Written problem:
Copy the lines below as they are; omit the images they contain.

*** Dataset extract

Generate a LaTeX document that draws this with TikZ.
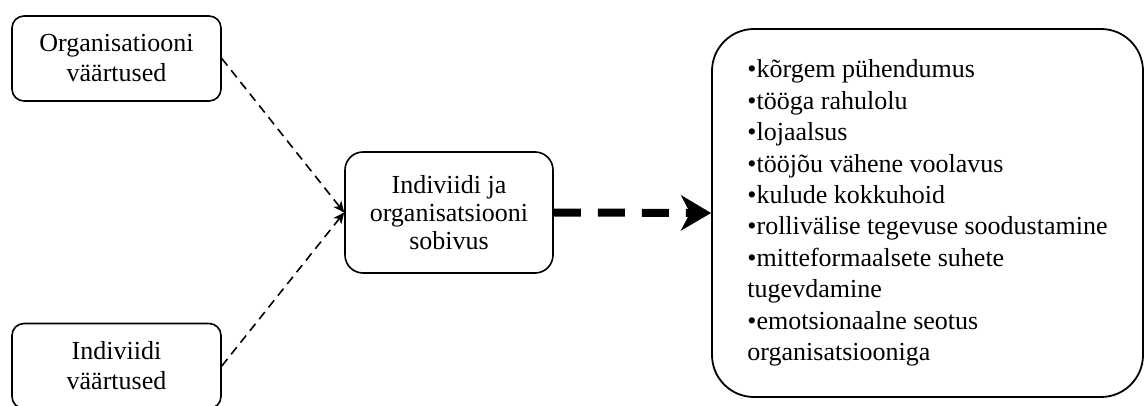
\documentclass[tikz,border=0pt]{standalone}
\usepackage{fontspec}
\setmainfont{Liberation Serif}
\usetikzlibrary{arrows.meta}
\begin{document}
\begin{tikzpicture}[x=1pt,y=-1pt,
  box/.style={draw, line width=1.6pt, rounded corners=12pt, align=center,
    inner sep=0pt, font=\fontsize{26}{30}\selectfont},
  thinarrow/.style={line width=1.6pt, dash pattern=on 9pt off 6pt,
    -{Stealth[length=11pt,width=10pt,inset=3pt]}},
  bigarrow/.style={line width=8pt, dash pattern=on 27pt off 17pt,
    -{Stealth[length=30pt,width=35pt,inset=9pt]}}]
  \useasboundingbox (0,0) rectangle (1145,406);
  % source boxes
  \node[box, minimum width=209pt, minimum height=85pt] (org) at (116.5,58.5)
    {Organisatiooni\\väärtused};
  \node[box, minimum width=209pt, minimum height=85pt] (ind) at (116.5,366)
    {Indiviidi\\väärtused};
  % fit box
  \node[box, rounded corners=18pt, minimum width=208pt, minimum height=121pt,
    font=\fontsize{26}{28}\selectfont] (fit) at (449,212.5)
    {Indiviidi ja\\organisatsiooni\\sobivus};
  % outcomes box
  \node[box, rounded corners=42pt, line width=1.8pt, align=left,
    minimum width=431pt, minimum height=368pt,
    font=\fontsize{26}{31.45}\selectfont] (out) at (927.5,213)
    {\textbullet kõrgem pühendumus\\
     \textbullet tööga rahulolu\\
     \textbullet lojaalsus\\
     \textbullet tööjõu vähene voolavus\\
     \textbullet kulude kokkuhoid\\
     \textbullet rollivälise tegevuse soodustamine\\
     \textbullet mitteformaalsete suhete\\
     tugevdamine\\
     \textbullet emotsionaalne seotus\\
     organisatsiooniga};
  % connectors
  \draw[thinarrow] (org.east) -- (fit.west);
  \draw[thinarrow] (ind.east) -- (fit.west);
  \draw[bigarrow] (fit.east) -- (out.west);
\end{tikzpicture}
\end{document}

******

Reply to the task:
Generate a LaTeX document that draws this with TikZ.
\documentclass[tikz,border=0pt]{standalone}
\usepackage{fontspec}
\setmainfont{Liberation Serif}
\usetikzlibrary{arrows.meta}
\begin{document}
\begin{tikzpicture}[x=1pt,y=-1pt,
  box/.style={draw, line width=1.6pt, rounded corners=12pt, align=center,
    inner sep=0pt, font=\fontsize{26}{30}\selectfont},
  thinarrow/.style={line width=1.6pt, dash pattern=on 9pt off 6pt,
    -{Stealth[length=11pt,width=10pt,inset=3pt]}},
  bigarrow/.style={line width=8pt, dash pattern=on 27pt off 17pt,
    -{Stealth[length=30pt,width=35pt,inset=9pt]}}]
  \useasboundingbox (0,0) rectangle (1145,406);
  % source boxes
  \node[box, minimum width=209pt, minimum height=85pt] (org) at (116.5,58.5)
    {Organisatiooni\\väärtused};
  \node[box, minimum width=209pt, minimum height=85pt] (ind) at (116.5,366)
    {Indiviidi\\väärtused};
  % fit box
  \node[box, rounded corners=18pt, minimum width=208pt, minimum height=121pt,
    font=\fontsize{26}{28}\selectfont] (fit) at (449,212.5)
    {Indiviidi ja\\organisatsiooni\\sobivus};
  % outcomes box
  \node[box, rounded corners=42pt, line width=1.8pt, align=left,
    minimum width=431pt, minimum height=368pt,
    font=\fontsize{26}{31.45}\selectfont] (out) at (927.5,213)
    {\textbullet kõrgem pühendumus\\
     \textbullet tööga rahulolu\\
     \textbullet lojaalsus\\
     \textbullet tööjõu vähene voolavus\\
     \textbullet kulude kokkuhoid\\
     \textbullet rollivälise tegevuse soodustamine\\
     \textbullet mitteformaalsete suhete\\
     tugevdamine\\
     \textbullet emotsionaalne seotus\\
     organisatsiooniga};
  % connectors
  \draw[thinarrow] (org.east) -- (fit.west);
  \draw[thinarrow] (ind.east) -- (fit.west);
  \draw[bigarrow] (fit.east) -- (out.west);
\end{tikzpicture}
\end{document}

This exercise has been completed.